▶ **THE EXERCISE**: Starting from the top of the material, restate each line exactly until the line that contains "ax.set_ylabel('')", which is also copied. Pictures are excluded.

===== TASK INPUT

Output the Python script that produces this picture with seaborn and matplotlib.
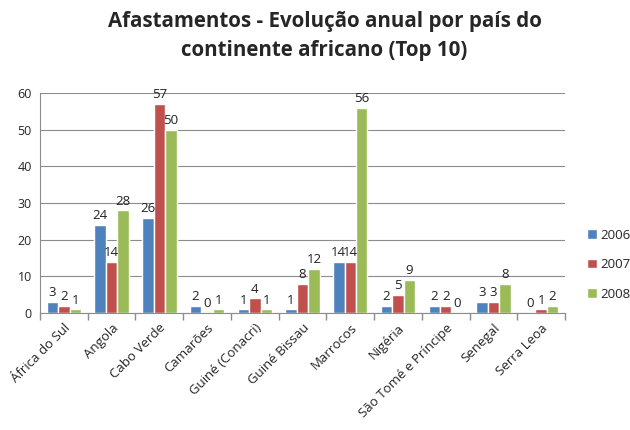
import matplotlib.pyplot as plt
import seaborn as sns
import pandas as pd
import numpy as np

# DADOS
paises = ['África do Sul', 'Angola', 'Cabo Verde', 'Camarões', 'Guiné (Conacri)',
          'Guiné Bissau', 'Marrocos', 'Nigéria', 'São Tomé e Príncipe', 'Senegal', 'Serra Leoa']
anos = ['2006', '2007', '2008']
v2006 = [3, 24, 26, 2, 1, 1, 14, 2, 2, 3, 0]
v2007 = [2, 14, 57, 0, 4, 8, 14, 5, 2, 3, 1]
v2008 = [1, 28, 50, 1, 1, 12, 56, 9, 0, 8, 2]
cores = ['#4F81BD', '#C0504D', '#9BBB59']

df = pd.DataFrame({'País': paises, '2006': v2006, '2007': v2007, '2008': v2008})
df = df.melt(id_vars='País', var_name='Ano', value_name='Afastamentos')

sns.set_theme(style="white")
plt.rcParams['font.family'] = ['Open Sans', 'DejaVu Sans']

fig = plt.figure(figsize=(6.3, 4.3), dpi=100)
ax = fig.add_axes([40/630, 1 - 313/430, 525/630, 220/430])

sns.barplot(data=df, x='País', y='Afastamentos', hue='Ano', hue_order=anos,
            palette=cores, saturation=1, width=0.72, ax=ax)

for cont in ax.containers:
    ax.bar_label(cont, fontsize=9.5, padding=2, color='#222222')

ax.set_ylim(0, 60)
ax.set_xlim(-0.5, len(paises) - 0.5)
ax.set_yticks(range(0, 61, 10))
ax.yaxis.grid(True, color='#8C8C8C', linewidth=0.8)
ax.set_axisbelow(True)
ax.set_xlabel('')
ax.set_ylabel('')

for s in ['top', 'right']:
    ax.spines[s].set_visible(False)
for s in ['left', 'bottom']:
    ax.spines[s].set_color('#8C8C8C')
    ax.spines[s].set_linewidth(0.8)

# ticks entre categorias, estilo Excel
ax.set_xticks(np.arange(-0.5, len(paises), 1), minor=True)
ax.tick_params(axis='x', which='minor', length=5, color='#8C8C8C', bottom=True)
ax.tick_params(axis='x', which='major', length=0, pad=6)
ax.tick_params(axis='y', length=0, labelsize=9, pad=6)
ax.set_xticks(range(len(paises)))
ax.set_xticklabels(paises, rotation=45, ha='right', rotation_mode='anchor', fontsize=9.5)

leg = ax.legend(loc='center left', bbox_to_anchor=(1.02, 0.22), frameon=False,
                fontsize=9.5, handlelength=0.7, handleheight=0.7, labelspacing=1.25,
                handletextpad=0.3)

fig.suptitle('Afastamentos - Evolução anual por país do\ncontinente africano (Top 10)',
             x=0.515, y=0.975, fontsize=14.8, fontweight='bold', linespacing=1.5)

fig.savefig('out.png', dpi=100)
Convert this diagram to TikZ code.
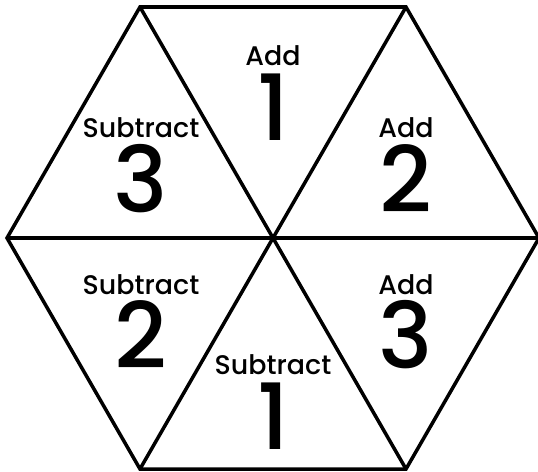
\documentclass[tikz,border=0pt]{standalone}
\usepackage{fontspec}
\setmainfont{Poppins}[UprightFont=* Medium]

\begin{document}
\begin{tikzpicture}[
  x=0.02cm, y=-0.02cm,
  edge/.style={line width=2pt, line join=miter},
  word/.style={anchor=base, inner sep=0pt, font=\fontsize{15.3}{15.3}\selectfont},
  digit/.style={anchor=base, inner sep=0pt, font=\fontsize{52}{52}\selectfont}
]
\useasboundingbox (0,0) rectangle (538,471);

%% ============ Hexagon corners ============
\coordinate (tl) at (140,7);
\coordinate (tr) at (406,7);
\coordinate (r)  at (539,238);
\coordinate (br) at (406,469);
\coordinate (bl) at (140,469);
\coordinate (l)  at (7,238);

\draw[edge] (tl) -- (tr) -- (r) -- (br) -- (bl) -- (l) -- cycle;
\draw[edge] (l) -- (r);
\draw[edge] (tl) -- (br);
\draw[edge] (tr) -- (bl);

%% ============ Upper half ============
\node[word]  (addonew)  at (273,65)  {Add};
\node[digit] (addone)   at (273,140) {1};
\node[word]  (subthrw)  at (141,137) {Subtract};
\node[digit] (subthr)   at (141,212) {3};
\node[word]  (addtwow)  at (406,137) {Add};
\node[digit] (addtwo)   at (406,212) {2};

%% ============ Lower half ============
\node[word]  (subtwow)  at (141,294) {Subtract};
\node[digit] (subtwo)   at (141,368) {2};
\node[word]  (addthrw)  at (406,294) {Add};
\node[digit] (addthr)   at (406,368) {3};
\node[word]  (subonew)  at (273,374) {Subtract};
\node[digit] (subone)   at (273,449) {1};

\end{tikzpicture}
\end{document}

==========

▶ **RESULT FOR THIS TASK**:
Output the Python script that produces this picture with seaborn and matplotlib.
import matplotlib.pyplot as plt
import seaborn as sns
import pandas as pd
import numpy as np

# DADOS
paises = ['África do Sul', 'Angola', 'Cabo Verde', 'Camarões', 'Guiné (Conacri)',
          'Guiné Bissau', 'Marrocos', 'Nigéria', 'São Tomé e Príncipe', 'Senegal', 'Serra Leoa']
anos = ['2006', '2007', '2008']
v2006 = [3, 24, 26, 2, 1, 1, 14, 2, 2, 3, 0]
v2007 = [2, 14, 57, 0, 4, 8, 14, 5, 2, 3, 1]
v2008 = [1, 28, 50, 1, 1, 12, 56, 9, 0, 8, 2]
cores = ['#4F81BD', '#C0504D', '#9BBB59']

df = pd.DataFrame({'País': paises, '2006': v2006, '2007': v2007, '2008': v2008})
df = df.melt(id_vars='País', var_name='Ano', value_name='Afastamentos')

sns.set_theme(style="white")
plt.rcParams['font.family'] = ['Open Sans', 'DejaVu Sans']

fig = plt.figure(figsize=(6.3, 4.3), dpi=100)
ax = fig.add_axes([40/630, 1 - 313/430, 525/630, 220/430])

sns.barplot(data=df, x='País', y='Afastamentos', hue='Ano', hue_order=anos,
            palette=cores, saturation=1, width=0.72, ax=ax)

for cont in ax.containers:
    ax.bar_label(cont, fontsize=9.5, padding=2, color='#222222')

ax.set_ylim(0, 60)
ax.set_xlim(-0.5, len(paises) - 0.5)
ax.set_yticks(range(0, 61, 10))
ax.yaxis.grid(True, color='#8C8C8C', linewidth=0.8)
ax.set_axisbelow(True)
ax.set_xlabel('')
ax.set_ylabel('')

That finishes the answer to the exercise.